Nous sommes aux environs de 1895. Si nous essayons de nous représenter tout le chemin parcouru par la pensée française depuis vingt-cinq ans, d’opérer la synthèse des idées nouvelles qu’elle a, successivement ou parallèlement, enfantées, il semble que l’on puisse, sans trop d’inexactitude, définir à peu près ainsi le credo qui, dès lors, avec plus ou moins de netteté, s’impose à beaucoup d’esprits.
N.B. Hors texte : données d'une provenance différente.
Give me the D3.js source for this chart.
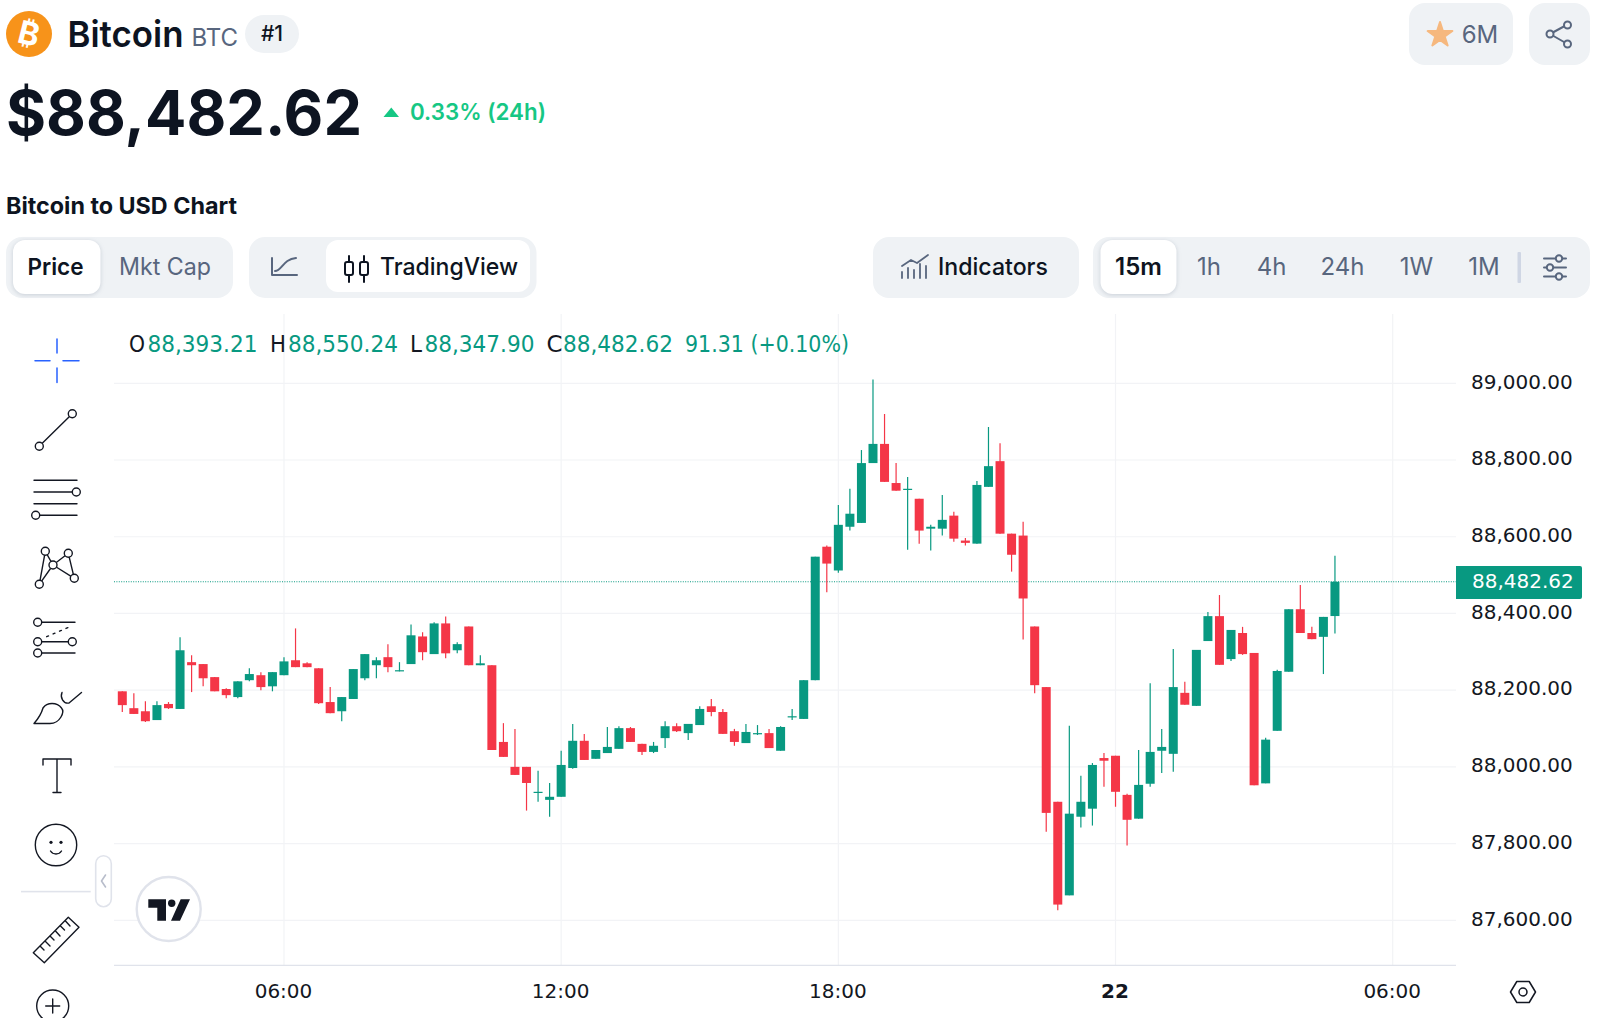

La Science d’abord, pensent-ils avec Renouvier, n’existe pas; il n’y a que des sciences particulières, ayant chacune leur objet, leurs méthodes, leurs limites. Ce que l’on appelait, vers 1860 ou 1870, la Science, n’est qu’une construction méta- physique, une hypothèse sans fondement réel, — un mythe. Mythe également, cette loi du déterminisme universel à laquelle on voulait soumettre le monde de l’esprit comme le monde de la matière; les lois mêmes de la nature que découvrent les sciences particulières impliquent une certaine part de contingence; à bien plus forte raison les phénomènes du monde moral. Et mythe enfin cette assimilation un peu grossière des « sciences morales » aux « sciences physiques, » ces dernières relevant exclusivement de la raison raisonnante, de l’intelligence discursive, de « l’esprit géométrique, » les autres de l’intuition philosophique et de « l’esprit de finesse. » Ainsi tombent comme d’elles-mêmes les objections élevées, au nom d’une pseudo-science, et d’un rationalisme un peu court, contre la liberté humaine, contre le miracle, contre la religion

  1. Je fais un peu appel ici, pour mieux faire entendre la pensée de M. Bergson, aux livres qui ont suivi l’Essai.